A World of Flavors Emanates from Cook & Bake Center
Monday, 6 Dec 2010
By: Ken Valenti
MAMARONECK—The warm aroma of baking chocolate chip cookies fills one room while the soft fragrance of Indian spices rises in the other. That contrast is just one morning at the Cook and Bake Center, a kitchen-for-rent where chefs, cooks and bakers with small businesses whip up their creations. Over the course of a week, a world of flavors emerge from the restaurant-quality convection ovens, 10-burner stove and 40-gallon steam kettles.
“That’s where the magic comes,” Janine Goldentaier, owner of the center, said near one of the kettles.
“The jams and jellies and salad dressings. And hot sauces.”
At that moment, the kettle held 75 pounds of potatoes and 10 pounds of peas, plus spices for samosas made by Nirmala Gupta of Yorktown
Heights, whose Bombay Emerald Chutney Co. boasts authentic Indian food. The stuffed pastries and spicy, but not too hot, said Kamal Gupta, Nirmala’s husband, who helps with the business.
“Even a kid can eat them,” Kamal Gupta said, watching as his wife worked in the kitchen with four assistants. She also makes five chutneys ranging from a mild plum version up to the mint chutney, which Nirmala Gupta described as “South Indian spicy.”
The Cook and Bake Center, 360-C Mount Pleasant Ave., at the edge of Mamaroneck Village’s downtown, is the kitchen where some of the foods found in specialty stores, farmers markets and Whole Foods begin. In all, chefs, cooks and bakers from some 40 businesses use the kitchen and its stainless steel, chef-worthy equipment at a cost of $22 an hour for a minimum of four hours, Goldentaier said.
Every day is different, she says.

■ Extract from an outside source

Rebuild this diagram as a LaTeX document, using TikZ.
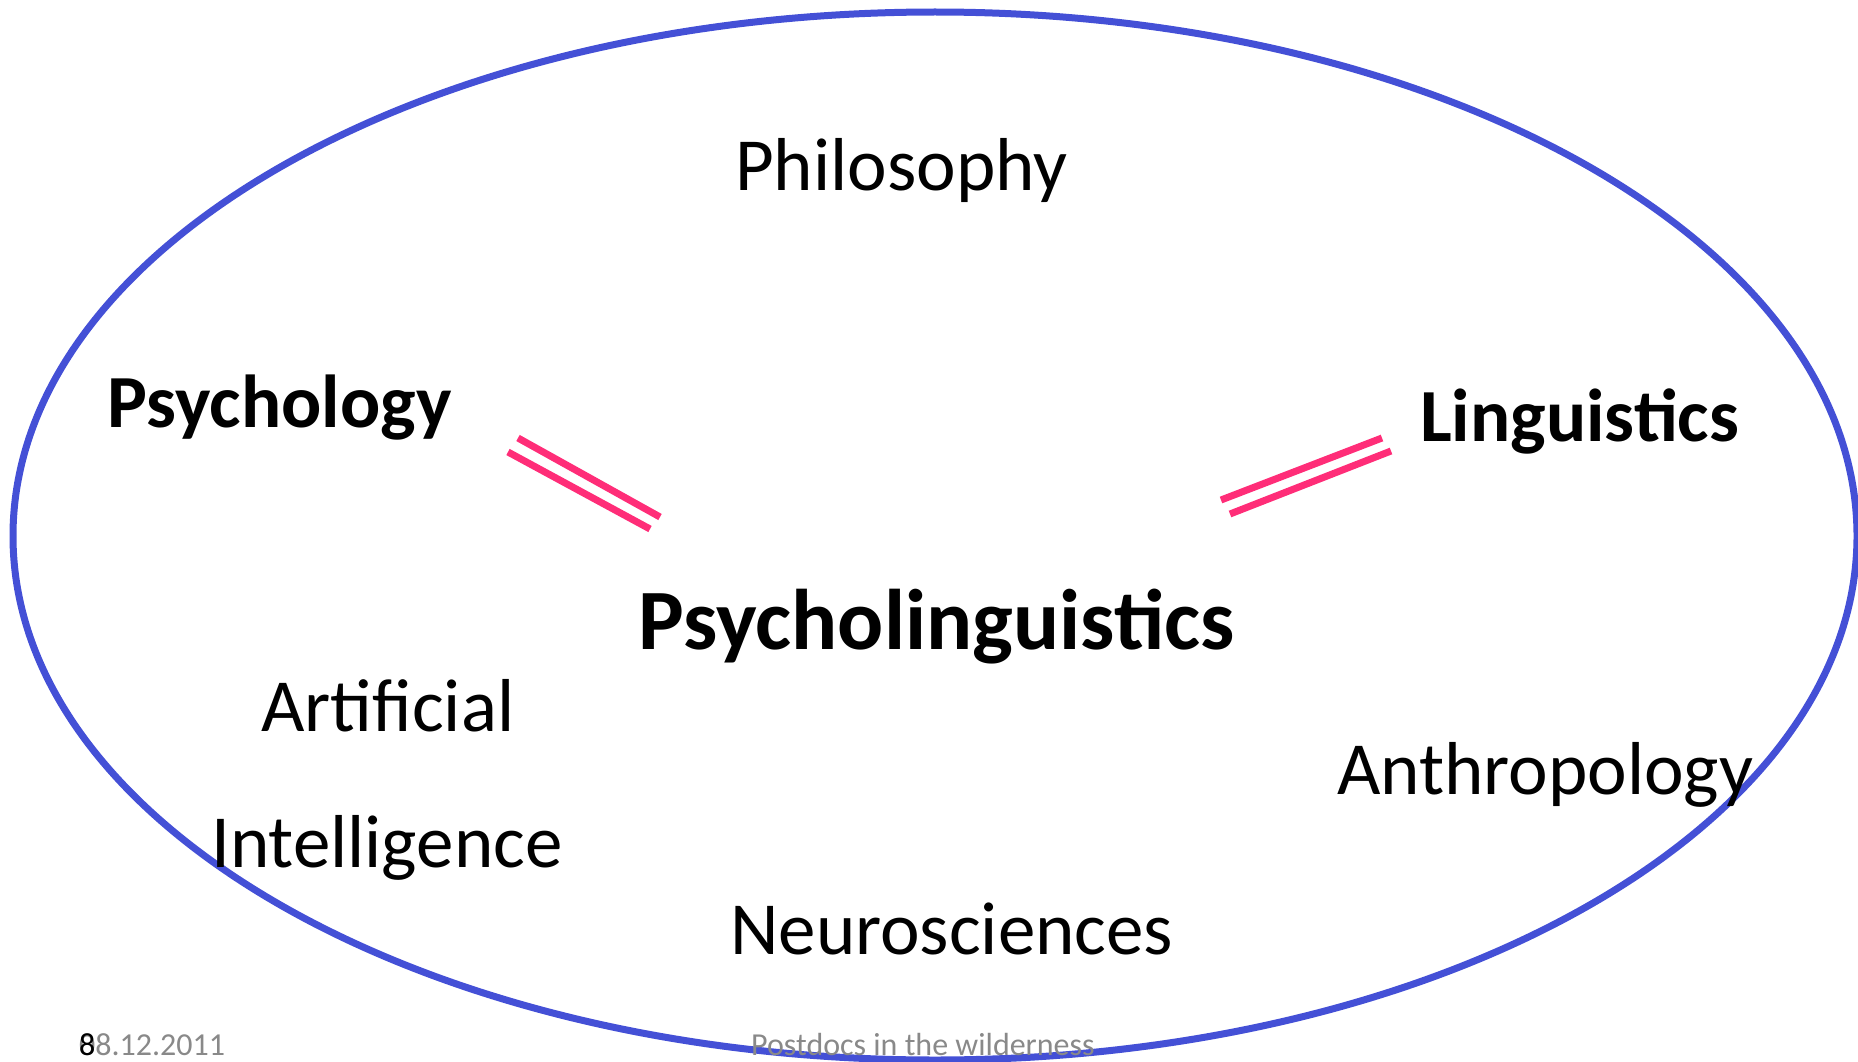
\documentclass[tikz,border=0pt]{standalone}
\usepackage{fontspec}
\setmainfont{Carlito}
\definecolor{bleuell}{RGB}{68,80,214}
\definecolor{rose}{RGB}{255,45,120}
\definecolor{grispied}{RGB}{137,137,137}

\begin{document}
\begin{tikzpicture}[x=1pt, y=-1pt]
\tikzset{discnoeud/.style={anchor=base west, inner sep=0pt, font=\fontsize{75}{90}\selectfont}}
\tikzset{grasnoeud/.style={discnoeud, font=\fontsize{75}{90}\selectfont\bfseries}}
\tikzset{piednoeud/.style={anchor=base west, inner sep=0pt, text=grispied, font=\fontsize{32}{38}\selectfont}}
\tikzset{egal/.style={draw=rose, line width=7pt}}
\useasboundingbox (0,0) rectangle (1858,1062);
\draw[bleuell, line width=7pt] (935,536) ellipse [x radius=922, y radius=524];
\node[discnoeud] (Philo) at (735,190) {Philosophy};
\node[grasnoeud] (Psycho) at (107,427) {Psychology};
\node[grasnoeud] (Ling) at (1420,441) {Linguistics};
\node[discnoeud, font=\fontsize{86}{103}\selectfont\bfseries] (PsyLing) at (638,649) {Psycholinguistics};
\node[discnoeud] (Artif) at (261,731) {Artificial};
\node[discnoeud] (Intel) at (211,867) {Intelligence};
\node[discnoeud] (Anthro) at (1337,794) {Anthropology};
\node[discnoeud] (Neuro) at (730,954) {Neurosciences};
\node[piednoeud] (Date) at (79,1055) {08.12.2011};
\node[piednoeud, text=black] (Num) at (79,1055) {8};
\node[piednoeud] (Titre) at (751,1055) {Postdocs in the wilderness};
% les deux signes egal
\coordinate (G1) at (518,438);
\coordinate (G2) at (660,517);
\coordinate (G3) at (508,452);
\coordinate (G4) at (650,529);
\coordinate (D1) at (1221,500);
\coordinate (D2) at (1382,438);
\coordinate (D3) at (1230,514);
\coordinate (D4) at (1391,451);
\draw[egal] (G1) -- (G2);
\draw[egal] (G3) -- (G4);
\draw[egal] (D1) -- (D2);
\draw[egal] (D3) -- (D4);
\end{tikzpicture}
\end{document}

Sweetie Jo’s organic chocolate chip cookies are made there. Deb’s Farmhouse Kitchen fills the place with 150 pounds of gluten-free granola a week. Salad dressings, Italian biscotti and African hot sauce also spring to life under its roof.
“When you’re a small business, you don’t have the money to buy all the equipment,” said Priscila Consiglio, 31, of Hartsdale, production manager for Harrison-based Sweetie Jo’s, who was baking tray after tray of chocolate chip cookies with newly hired assistant Kim Maddock, 23.
No one has to tell Deb Magdalin how hard it is to find a good place to cook. To make her Deb’s Farmhouse Kitchen granola and brownies, she spent “the better part of a year” asking restaurants, diners, bakeries, tea shops and even pizzerias if there was any downtime in their kitchens, day or night, when she could cook.
“For most of us, it would not be feasible to create a business like this without her kitchen,” said Magdalin, of Greenwich, Conn.
The Cook and Bake Center was started a couple of years ago, after Goldentaier, a chef with French training, stopped working as a caterer and chef in Manhattan and Westchester and went into business in the community where she lives. it took more than a year to set up the 1,000-square-foot space and obtain all the certificates and approvals she needed. But she’s happy there.
“No more running to the city, no,” she said. “This is my town. I’ll stay here.”
With her training, she can help people develop recipes, showing cooks and bakers ways to make gluten-free versions of their foods, for instance.
“Gluten-free tastes good fi you know how to do it,” she said.
She can arrange to have helpers there, and she did for the Guptas. That’s a good thing, because Goldentaier has enough equipment to cook plenty of food.
“You can cook for an army,” she said.